Google engineers Norm Jouppi and David Patterson have unveiled the key innovations behind the Cloud TPU v4, Google’s latest Tensor Processing Unit (TPU), which has become a popular choice for AI researchers and developers for training machine learning models at scale. The TPU v4 boasts significant improvements in performance, scalability, efficiency, and sustainability.
The TPU v4 offers almost a 10x leap in scaling ML system performance compared to TPU v3, making it more energy-efficient and reducing CO2e by up to 20x. These advancements make TPU v4 an ideal choice for large language models. The TPU v4 system consists of 4096 chips interconnected by an internally developed, industry-leading optical circuit switch (OCS), providing exascale ML performance.
The TPU v4 outperforms its predecessor, the TPU v3, by 2.1x on a per-chip basis and improves performance/Watt by 2.7x. The reconfigurable OCS in TPU v4 contributes to improved scale, availability, utilization, modularity, deployment, security, power, and performance, while using less than 5% of the system’s cost and power.
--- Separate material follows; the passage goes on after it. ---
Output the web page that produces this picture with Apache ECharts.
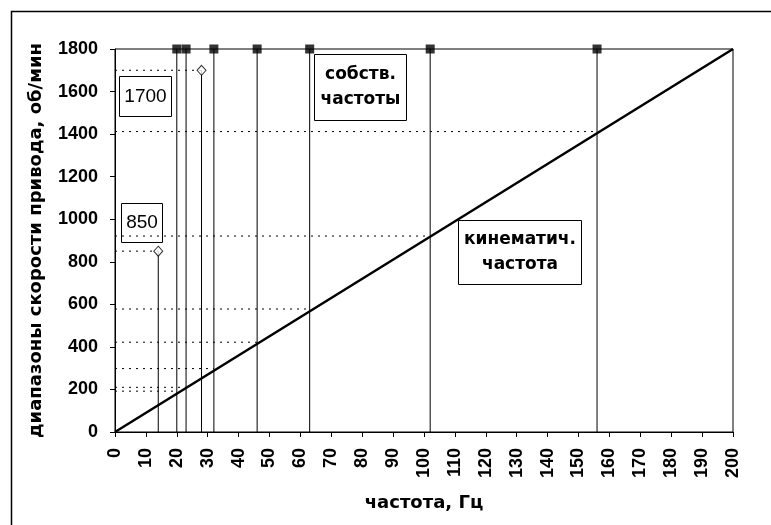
<!DOCTYPE html>
<html>
<head>
<meta charset="utf-8">
<script src="https://cdn.jsdelivr.net/npm/echarts@6/dist/echarts.min.js"></script>
<style>
html,body{margin:0;padding:0;background:#fff;}
#chart{width:771px;height:525px;}
</style>
</head>
<body>
<div id="chart"></div>
<script>
// ---- data ----
const xTicks = [0, 200, 10];           // min, max, step (Hz)
const yTicks = [0, 1800, 200];         // min, max, step (rpm)
const kinematicHz = [0, 200];
const kinematicRpm = [0, 1800];
const naturalHz = [20, 23, 32, 46, 63, 102, 156];
const naturalLevelRpm = [192, 210, 298, 422, 578, 921, 1412];
const limitHz = [14, 28];
const limitRpm = [850, 1700];
const xName = 'частота, Гц';
const yName = 'диапазоны скорости привода, об/мин';
const boxNatural = 'собств.\nчастоты';
const boxKinematic = 'кинематич.\nчастота';

const tickFont = { fontFamily: 'Liberation Sans, Arial', fontWeight: 'bold', fontSize: 18, color: '#000' };
const titleFont = { fontFamily: 'DejaVu Sans', fontWeight: 'bold', fontSize: 18, color: '#000' };
const dotted = { color: '#000', width: 1, type: [2, 5] };

const series = [];
const yTop = yTicks[1];
// natural frequency vertical lines
naturalHz.forEach(f => {
  series.push({ type: 'line', data: [[f, 0], [f, yTop]], symbol: 'none', clip: false, silent: true,
    lineStyle: { color: '#000', width: 1 }, z: 2 });
});
// dotted levels
naturalHz.forEach((f, i) => {
  series.push({ type: 'line', data: [[0, naturalLevelRpm[i]], [f, naturalLevelRpm[i]]], symbol: 'none', clip: false, silent: true,
    lineStyle: dotted, z: 1 });
});
// limit lines
limitHz.forEach((f, i) => {
  series.push({ type: 'line', data: [[f, 0], [f, limitRpm[i]]], symbol: 'none', clip: false, silent: true,
    lineStyle: { color: '#000', width: 1 }, z: 2 });
  series.push({ type: 'line', data: [[0, limitRpm[i]], [f, limitRpm[i]]], symbol: 'none', clip: false, silent: true,
    lineStyle: dotted, z: 1 });
});
// kinematic diagonal
series.push({ type: 'line', data: kinematicHz.map((h, i) => [h, kinematicRpm[i]]), symbol: 'none', clip: false, silent: true,
  lineStyle: { color: '#000', width: 2.5 }, z: 3 });
// square markers at top
series.push({ type: 'scatter', data: naturalHz.map(f => [f, yTop]), symbol: 'rect', symbolSize: 9, clip: false, silent: true,
  itemStyle: { color: '#000' }, z: 5 });
// diamonds
series.push({ type: 'scatter', data: limitHz.map((f, i) => [f, limitRpm[i]]), symbol: 'diamond', symbolSize: [9, 10], clip: false, silent: true,
  itemStyle: { color: '#fff', borderColor: '#000', borderWidth: 1 }, z: 5 });

function box(x, y, w, h, text, font) {
  return {
    type: 'group', left: x, top: y, z: 20,
    children: [
      { type: 'rect', shape: { x: 0, y: 0, width: w, height: h }, style: { fill: '#fff', stroke: '#000', lineWidth: 1 } },
      { type: 'text', x: w / 2, y: h / 2, style: Object.assign({ text: text, align: 'center', verticalAlign: 'middle', fill: '#000' }, font) }
    ]
  };
}
const boxFont = { fontFamily: 'DejaVu Sans', fontWeight: 'bold', fontSize: 17, lineHeight: 25 };
const numFont = { fontFamily: 'Liberation Sans, Arial', fontWeight: 'normal', fontSize: 19 };

const option = {
  animation: false,
  backgroundColor: '#fff',
  grid: { left: 115, right: 38, top: 49, bottom: 93, show: true, borderColor: '#000', borderWidth: 1, backgroundColor: 'transparent' },
  xAxis: {
    type: 'value', min: xTicks[0], max: xTicks[1], interval: xTicks[2],
    name: xName, nameLocation: 'middle', nameGap: 62, nameTextStyle: titleFont,
    axisLine: { lineStyle: { color: '#000', width: 1 } },
    axisTick: { show: true, length: 5, lineStyle: { color: '#000' } },
    axisLabel: Object.assign({ rotate: 90, margin: 16, formatter: v => String(v) }, tickFont),
    splitLine: { show: false }
  },
  yAxis: {
    type: 'value', min: yTicks[0], max: yTicks[1], interval: yTicks[2],
    name: yName, nameLocation: 'middle', nameGap: 70, nameTextStyle: titleFont,
    axisLine: { show: true, lineStyle: { color: '#000', width: 1 } },
    axisTick: { show: true, length: 5, lineStyle: { color: '#000' } },
    axisLabel: Object.assign({ margin: 17, formatter: v => String(v) }, tickFont),
    splitLine: { show: false }
  },
  series: series,
  graphic: [
    { type: 'rect', left: 9, top: 9, shape: { width: 800, height: 600 }, style: { fill: 'none', stroke: '#000', lineWidth: 1.5 }, z: 0, silent: true },
    box(119, 76, 52, 40, String(limitRpm[1]), numFont),
    box(121, 203, 41, 39, String(limitRpm[0]), numFont),
    box(314, 54, 92, 66, boxNatural, boxFont),
    box(458, 220, 123, 64, boxKinematic, boxFont)
  ]
};
const chart = echarts.init(document.getElementById('chart'), null, { renderer: 'canvas' });
chart.setOption(option);
</script>
</body>
</html>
Dynamic OCS reconfigurability enhances the TPU’s availability, making it easy to route around failed components during long-running tasks like ML training. This flexibility allows for changes in the supercomputer interconnect’s topology to boost an ML model’s performance.
TPU v4 supercomputers have been crucial for training large language models such as LaMDA, MUM, and PaLM. These supercomputers are also the first to offer hardware support for embeddings, essential for Deep Learning Recommendation Models (DLRMs) used in advertising, search ranking, YouTube, and Google Play.
Since becoming available on Google Cloud, TPU v4 supercomputers have been utilized by leading AI teams worldwide for cutting-edge ML research and production workloads, including language models, recommender systems, and generative AI. AI institutions and startups like the Allen Institute for AI and Midjourney have praised the seamless scaling and high-speed mesh network offered by Cloud TPU v4.
Google will share more details about its TPU v4 research in a paper at the International Symposium on Computer Architecture and looks forward to discussing its findings with the community.